How to care about your costume – after a larp
There’s a lot of talk about how to complete and choose a proper costume for a game, but there’s not much info about caring about it when a larp is over, so it may be of use to us for as long as possible (and in the best possible condition).
First of all: dry and clean from mud/dust/sand all elements which got wet or dirty. It’s crucial not to leave clothing wet, since it may easily get mouldy, thus making conservation much more difficult.
Each of the blemishes mentioned above should be dry cleaned, using a rough brush for clothing. If the clothing is made out of suede, you can also use an ordinary white eraser to get rid of stains.
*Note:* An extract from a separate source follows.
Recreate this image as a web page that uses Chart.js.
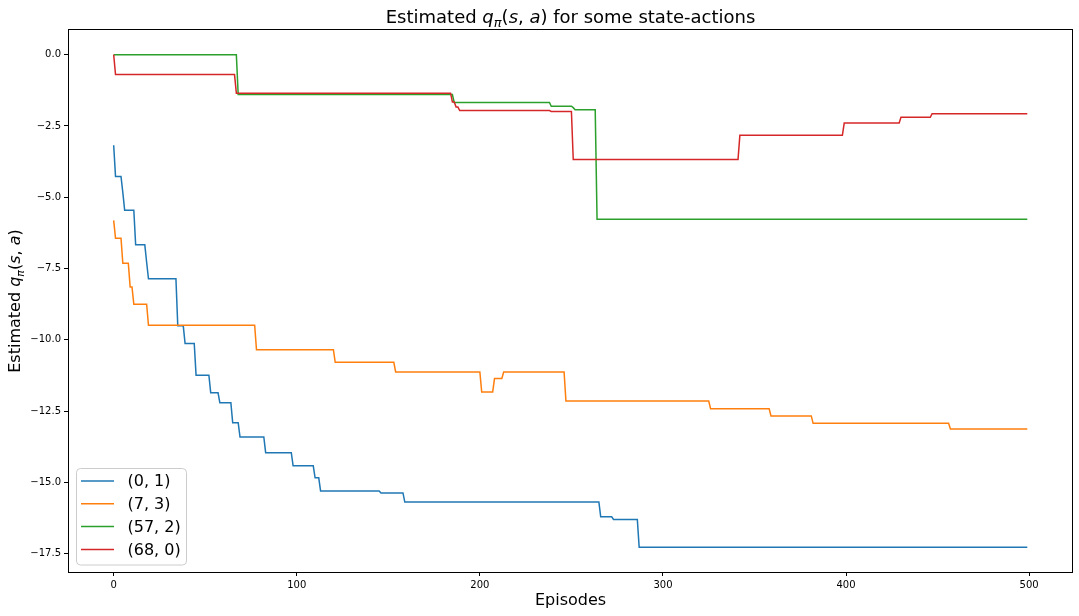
<!DOCTYPE html>
<html>
<head>
<meta charset="utf-8">
<script src="https://cdn.jsdelivr.net/npm/chart.js@4.4.1/dist/chart.umd.min.js"></script>
<style>
  html, body { margin: 0; padding: 0; background: #fff; }
  canvas { display: block; }
</style>
</head>
<body>
<canvas id="qChart" width="1079" height="616"></canvas>
<script>
// state-action pairs shown in the legend
const seriesLabels = ['(0, 1)', '(7, 3)', '(57, 2)', '(68, 0)'];
const seriesColors = ['#1f77b4', '#ff7f0e', '#2ca02c', '#d62728'];

// episode where the estimate changes -> estimate from that episode on
const ep01 = [0, 1, 5, 6, 12, 18, 19, 35, 39, 45, 53, 58, 65, 69, 83, 98, 110, 113, 146, 159, 266, 273, 287, 499];
const q01  = [-3.18, -4.27, -4.84, -5.46, -6.67, -7.28, -7.86, -9.51, -10.13, -11.24, -11.86, -12.21, -12.91, -13.41, -13.96, -14.42, -14.84, -15.30, -15.37, -15.69, -16.21, -16.30, -17.28, -17.28];

const ep73 = [0, 1, 5, 9, 11, 19, 78, 121, 154, 201, 208, 213, 247, 326, 359, 382, 457, 499];
const q73  = [-5.81, -6.44, -7.32, -8.15, -8.75, -9.49, -10.35, -10.79, -11.13, -11.83, -11.36, -11.13, -12.15, -12.42, -12.67, -12.93, -13.13, -13.13];

const ep572 = [0, 68, 186, 239, 251, 252, 264, 499];
const q572  = [0, -1.40, -1.68, -1.81, -1.86, -1.93, -5.77, -5.77];

const ep680 = [0, 1, 67, 185, 187, 189, 239, 251, 342, 399, 430, 447, 499];
const q680  = [0, -0.70, -1.35, -1.66, -1.84, -1.96, -1.99, -3.68, -2.83, -2.40, -2.20, -2.07, -2.07];

const xTicks = [0, 100, 200, 300, 400, 500];
const yTicks = [0, -2.5, -5, -7.5, -10, -12.5, -15, -17.5];

const FONT = '"DejaVu Sans", "Liberation Sans", sans-serif';

// value held until the next change, drawn like a per-episode plot
function stepPoints(eps, vals) {
    const pts = [{ x: eps[0], y: vals[0] }];
    for (let i = 1; i < eps.length; i++) {
        pts.push({ x: eps[i] - 1, y: vals[i - 1] });
        pts.push({ x: eps[i], y: vals[i] });
    }
    return pts;
}

const allSeries = [[ep01, q01], [ep73, q73], [ep572, q572], [ep680, q680]];

// matplotlib style 5% margins
const allQ = [].concat(q01, q73, q572, q680);
const qMin = Math.min(...allQ), qMax = Math.max(...allQ);
const lastEp = ep01[ep01.length - 1];
const xMin = -0.05 * lastEp, xMax = lastEp * 1.05;
const yMin = qMin - 0.05 * (qMax - qMin), yMax = qMax + 0.05 * (qMax - qMin);

function partFont(p, size) {
    const s = p.sub ? Math.round(size * 0.7) : size;
    return (p.it ? 'oblique ' : '') + s + 'px ' + FONT;
}

// text with math-like italic letters and a subscript
function drawRich(ctx, parts, size, x, y, rotate) {
    let total = 0;
    parts.forEach(p => {
        ctx.font = partFont(p, size);
        p.w = ctx.measureText(p.t).width;
        total += p.w;
    });
    ctx.save();
    ctx.translate(x, y);
    if (rotate) ctx.rotate(-Math.PI / 2);
    ctx.fillStyle = '#000';
    ctx.textBaseline = 'alphabetic';
    ctx.textAlign = 'left';
    let cx = -total / 2;
    parts.forEach(p => {
        ctx.font = partFont(p, size);
        ctx.fillText(p.t, cx, p.sub ? size * 0.22 : 0);
        cx += p.w;
    });
    ctx.restore();
}

const qParts = [
    { t: 'q', it: true }, { t: 'π', it: true, sub: true },
    { t: '(' }, { t: 's', it: true }, { t: ', ' }, { t: 'a', it: true }, { t: ')' }
];

const decorPlugin = {
    id: 'decor',
    afterDraw(chart) {
        const ctx = chart.ctx;
        const a = chart.chartArea;
        ctx.save();

        // four spines
        ctx.strokeStyle = '#000';
        ctx.lineWidth = 1;
        ctx.strokeRect(Math.round(a.left) + 0.5, Math.round(a.top) - 0.5,
            Math.round(a.right - a.left) - 1, Math.round(a.bottom - a.top) + 1);

        const midX = (a.left + a.right) / 2;
        drawRich(ctx, [{ t: 'Estimated ' }].concat(qParts, [{ t: ' for some state-actions' }]), 18, midX, 23, false);
        drawRich(ctx, [{ t: 'Estimated ' }].concat(qParts), 16, 20, (a.top + a.bottom) / 2, true);

        ctx.font = '16px ' + FONT;
        ctx.fillStyle = '#000';
        ctx.textAlign = 'center';
        ctx.textBaseline = 'alphabetic';
        ctx.fillText('Episodes', midX, 605);

        // legend, lower left inside the axes
        const bx = a.left + 8.5, by = a.bottom - 103.5, bw = 110, bh = 96.5;
        ctx.beginPath();
        ctx.roundRect(bx, by, bw, bh, 4);
        ctx.fillStyle = 'rgba(255,255,255,0.8)';
        ctx.fill();
        ctx.strokeStyle = '#cccccc';
        ctx.stroke();
        ctx.font = '16px ' + FONT;
        ctx.textAlign = 'left';
        ctx.textBaseline = 'middle';
        chart.data.datasets.forEach((ds, i) => {
            const ry = by + 12.5 + i * 22.8;
            ctx.beginPath();
            ctx.moveTo(bx + 4.5, ry);
            ctx.lineTo(bx + 37.5, ry);
            ctx.strokeStyle = ds.borderColor;
            ctx.lineWidth = 1.5;
            ctx.stroke();
            ctx.fillStyle = '#000';
            ctx.fillText(ds.label, bx + 51, ry + 1);
        });
        ctx.restore();
    }
};

new Chart(document.getElementById('qChart'), {
    type: 'line',
    data: {
        datasets: allSeries.map((s, i) => ({
            label: seriesLabels[i],
            data: stepPoints(s[0], s[1]),
            borderColor: seriesColors[i],
            backgroundColor: seriesColors[i],
            borderWidth: 1.5,
            pointRadius: 0,
            tension: 0,
            fill: false,
            order: allSeries.length - i // later series on top, as in matplotlib
        }))
    },
    options: {
        responsive: false,
        animation: false,
        devicePixelRatio: 1,
        layout: { padding: { top: 30, right: 6, left: 0, bottom: 0 } },
        plugins: {
            legend: { display: false },
            title: { display: false },
            tooltip: { enabled: false }
        },
        scales: {
            x: {
                type: 'linear',
                min: xMin,
                max: xMax,
                afterBuildTicks: s => { s.ticks = xTicks.map(v => ({ value: v })); },
                afterFit: s => { s.height = 44; },
                ticks: {
                    font: { family: FONT, size: 10 },
                    color: '#000',
                    padding: 3,
                    maxRotation: 0,
                    autoSkip: false,
                    callback: v => String(v)
                },
                grid: { drawOnChartArea: false, drawTicks: true, tickLength: 4, color: '#000' },
                border: { display: false }
            },
            y: {
                type: 'linear',
                min: yMin,
                max: yMax,
                afterBuildTicks: s => { s.ticks = yTicks.map(v => ({ value: v })); },
                afterFit: s => { s.width = 68; },
                ticks: {
                    font: { family: FONT, size: 10 },
                    color: '#000',
                    padding: 3,
                    autoSkip: false,
                    callback: v => (v < 0 ? '\u2212' : '') + Math.abs(v).toFixed(1)
                },
                grid: { drawOnChartArea: false, drawTicks: true, tickLength: 4, color: '#000' },
                border: { display: false }
            }
        }
    },
    plugins: [decorPlugin]
});
</script>
</body>
</html>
Fake blood stains are another matter: depending on the used blood’s type it can either be cleaned in a washing machine or, unfortunately, the stain will remain with us forever (and that’s one of the reasons why we advise using the professional fake blood available in our store).
Homemade and poor quality “Halloween” blood can stain not only bright elements of a costume, but also skin or hair. Getting rid of it can be really challenging – one of the methods that can be of help is putting a soda paste on the stain and putting it out on the sun before washing it with a stain remover. Still, remember that such bleaching decreases a fabric’s durability – and it can leave a lasting brighter mark on colours other than white.
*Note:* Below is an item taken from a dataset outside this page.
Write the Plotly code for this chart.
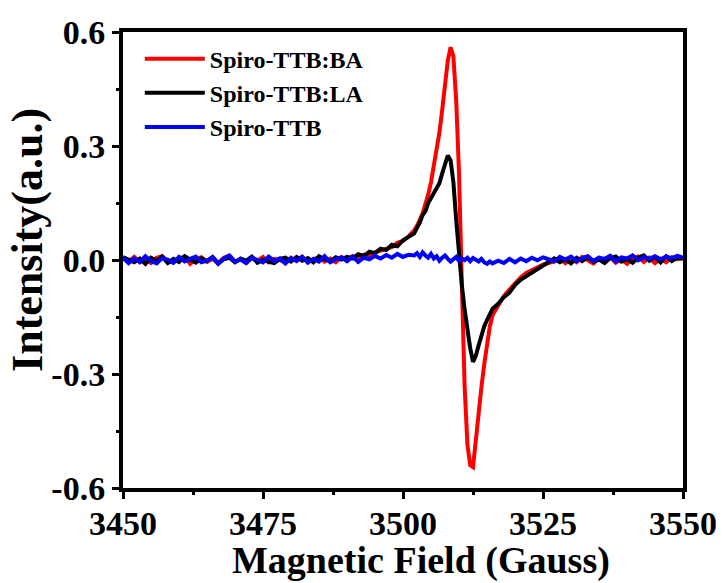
import plotly.graph_objects as go

# Magnetic field (Gauss)
field_gauss = [
    3450, 3451, 3452, 3453, 3454, 3455, 3456, 3457, 3458, 3459,
    3460, 3461, 3462, 3463, 3464, 3465, 3466, 3467, 3468, 3469,
    3470, 3471, 3472, 3473, 3474, 3475, 3476, 3477, 3478, 3479,
    3480, 3481, 3482, 3483, 3484, 3485, 3486, 3487, 3488, 3489,
    3490, 3491, 3492, 3493, 3494, 3495, 3496, 3497, 3498, 3499,
    3500, 3501, 3502,
    3502.5, 3503, 3503.5, 3504, 3504.5, 3505, 3505.5, 3506, 3506.5, 3507,
    3507.5, 3508, 3508.5, 3509, 3509.5, 3510, 3510.5, 3511, 3511.5, 3512,
    3512.5, 3513, 3513.5, 3514, 3514.5, 3515, 3515.5, 3516,
    3517, 3518, 3519, 3520, 3521, 3522, 3523, 3524, 3525, 3526,
    3527, 3528, 3529, 3530, 3531, 3532, 3533, 3534, 3535, 3536,
    3537, 3538, 3539, 3540, 3541, 3542, 3543, 3544, 3545, 3546,
    3547, 3548, 3549, 3550,
]

# Spiro-TTB:BA (red)
intensity_ba = [
    0.005, -0.004, 0.008, -0.006, 0.002, -0.008, 0.006, 0.010, -0.003, -0.007,
    0.004, 0.009, -0.010, 0.002, 0.007, -0.005, 0.003, -0.009, 0.006, 0.011,
    -0.004, 0.001, -0.008, 0.005, -0.002, 0.008, -0.006, 0.003, 0.000, -0.007,
    0.006, -0.003, 0.009, -0.005, 0.002, 0.007, -0.004, 0.004, -0.006, 0.008,
    0.003, 0.010, 0.006, 0.014, 0.012, 0.020, 0.025, 0.030, 0.034, 0.045,
    0.050, 0.062, 0.078,
    0.090, 0.105, 0.122, 0.148, 0.172, 0.205, 0.245, 0.290, 0.335, 0.395,
    0.465, 0.525, 0.560, 0.535, 0.420, 0.230, -0.060, -0.330, -0.485, -0.540,
    -0.545, -0.470, -0.395, -0.335, -0.275, -0.215, -0.175, -0.145,
    -0.120, -0.095, -0.078, -0.060, -0.046, -0.034, -0.026, -0.018, -0.012, -0.008,
    -0.004, 0.006, -0.008, 0.003, -0.006, 0.008, -0.002, -0.009, 0.005, -0.004,
    0.007, -0.007, 0.002, -0.010, 0.004, 0.009, -0.005, 0.006, -0.008, 0.003,
    -0.006, 0.007, 0.002, 0.005,
]

# Spiro-TTB:LA (black)
intensity_la = [
    0.008, 0.002, -0.006, 0.004, -0.010, 0.006, -0.002, 0.009, -0.008, 0.003,
    -0.005, 0.010, 0.001, -0.007, 0.005, -0.003, 0.008, -0.009, 0.002, 0.006,
    -0.006, 0.004, -0.002, 0.009, -0.007, 0.001, -0.005, -0.008, 0.003, 0.006,
    -0.004, 0.008, -0.002, 0.005, -0.006, 0.010, 0.002, -0.003, 0.007, 0.001,
    0.008, 0.004, 0.015, 0.010, 0.022, 0.018, 0.030, 0.026, 0.040, 0.036,
    0.052, 0.060, 0.070,
    0.085, 0.098, 0.118, 0.128, 0.150, 0.163, 0.178, 0.188, 0.202, 0.228,
    0.252, 0.275, 0.262, 0.205, 0.105, 0.015, -0.065, -0.130, -0.185, -0.232,
    -0.268, -0.252, -0.225, -0.198, -0.175, -0.158, -0.142, -0.128,
    -0.115, -0.098, -0.086, -0.066, -0.052, -0.043, -0.034, -0.024, -0.015, -0.008,
    0.004, -0.006, 0.002, -0.009, 0.006, -0.003, 0.008, -0.005, 0.001, -0.008,
    0.005, 0.009, -0.004, 0.003, -0.007, 0.006, 0.012, -0.002, 0.008, -0.006,
    0.010, -0.003, 0.006, 0.004,
]

# Spiro-TTB (blue)
intensity_ref = [
    0.006, -0.008, 0.004, -0.005, 0.010, -0.003, -0.009, 0.005, 0.001, -0.007,
    0.008, -0.004, 0.003, 0.009, -0.006, -0.002, 0.007, -0.010, 0.004, 0.012,
    -0.005, 0.002, -0.008, 0.006, 0.000, -0.006, 0.009, -0.003, 0.004, -0.009,
    0.005, -0.002, 0.008, -0.007, 0.003, -0.004, 0.010, -0.006, 0.002, 0.007,
    -0.003, 0.009, -0.005, 0.006, 0.002, 0.011, 0.004, 0.013, 0.006, 0.016,
    0.008, 0.014, 0.012,
    0.018, 0.008, 0.020, 0.012, 0.006, 0.016, 0.004, 0.010, -0.002, 0.006,
    0.012, 0.003, -0.004, 0.002, 0.008, -0.002, 0.004, 0.000, 0.006, -0.003,
    0.005, 0.001, -0.004, 0.003, -0.006, -0.010, -0.004, -0.009,
    -0.002, -0.008, 0.003, -0.006, 0.004, -0.003, 0.006, -0.001, 0.007, 0.002,
    -0.004, 0.008, 0.001, 0.009, -0.003, 0.005, 0.010, -0.002, 0.006, 0.003,
    0.011, -0.004, 0.007, 0.004, 0.012, -0.001, 0.008, 0.003, 0.010, 0.002,
    0.009, 0.005, 0.011, 0.006,
]

series_names = ["Spiro-TTB:BA", "Spiro-TTB:LA", "Spiro-TTB"]
series_colors = ["#ff0000", "#000000", "#0000ff"]

x_tickvals = [3450, 3475, 3500, 3525, 3550]
x_ticktext = ["3450", "3475", "3500", "3525", "3550"]
y_tickvals = [-0.6, -0.3, 0.0, 0.3, 0.6]
y_ticktext = ["-0.6", "-0.3", "0.0", "0.3", "0.6"]
x_title = "Magnetic Field (Gauss)"
y_title = "Intensity(a.u.)"

FONT = "Liberation Serif, Times New Roman, serif"

fig = go.Figure()
for name, color, ys in zip(series_names, series_colors,
                           [intensity_ba, intensity_la, intensity_ref]):
    fig.add_trace(go.Scatter(
        x=field_gauss, y=ys, mode="lines", name=name,
        line=dict(color=color, width=4),
    ))

axis_common = dict(
    showline=True, linecolor="black", linewidth=4, mirror=True,
    ticks="outside", ticklen=7, tickwidth=3, tickcolor="black",
    showgrid=False, zeroline=False, automargin=False,
    tickfont=dict(family=FONT, size=34, color="black", weight="bold"),
)

fig.update_xaxes(
    range=[3450, 3550], tickmode="array", tickvals=x_tickvals, ticktext=x_ticktext,
    minor=dict(ticks="outside", ticklen=3, tickwidth=3, dtick=12.5, tick0=3450,
               tickcolor="black"),
    ticklabelstandoff=-5,
    **axis_common,
)
fig.update_yaxes(
    range=[-0.6, 0.6], tickmode="array", tickvals=y_tickvals, ticktext=y_ticktext,
    minor=dict(ticks="outside", ticklen=3, tickwidth=3, dtick=0.15, tick0=0,
               tickcolor="black"),
    **axis_common,
)

# Axis titles placed as annotations for precise positioning
fig.add_annotation(
    text=x_title, xref="paper", yref="paper", x=0.532, y=0,
    xanchor="center", yanchor="top", yshift=-49, showarrow=False,
    font=dict(family=FONT, size=38, color="black", weight="bold"),
)
fig.add_annotation(
    text=y_title, xref="paper", yref="paper", x=0, y=0.544,
    xanchor="center", yanchor="middle", xshift=-95, textangle=-90, showarrow=False,
    font=dict(family=FONT, size=44, color="black", weight="bold"),
)

fig.update_layout(
    width=726, height=583,
    margin=dict(l=123, r=43, t=32, b=95),
    paper_bgcolor="white", plot_bgcolor="white",
    showlegend=True,
    legend=dict(
        x=0.03, y=0.99, xanchor="left", yanchor="top",
        bgcolor="rgba(0,0,0,0)", borderwidth=0,
        itemwidth=60, tracegroupgap=0,
        font=dict(family=FONT, size=24, color="black", weight="bold"),
    ),
)

fig.write_html("out.html")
Blemishes created by makeup supplies (body paints etc.) should be easily cleaned in a washing machine; in the worst case, you can also soak them before washing.
Second of all: repair what was damaged. Before you put a costume away to a chest / wardrobe, it’s good to mend small tears, so the item can be ready for the next season. It’s easy to forget about it (after all, there’s a lot of time before the next game!) – and have a nasty surprise later on. It’s not worth getting angry over it: make repairs in advance, you can learn the most basic hand sewing techniques from tutorials on YouTube, or you can ask someone more experienced for help. It’s similar with damaged leather elements or boots – if the repair is beyond your capabilities, give them to a shoemaker or a leathercrafter. Remember that good, comfortable shoes are a must during a game, so don’t postpone taking care of them.
Moreover, if you often play a character equipped in a similar gear, make a list of things you should get / modify before the next game – alchemical powders, broken arrows or split bowstrings, or simply those things that you lacked during a game.
A bit of effort long before your next event will save you a lot of hustle and stress before a larp, when you have more important and interesting things to do – like enjoying your character sheet or getti into the plot!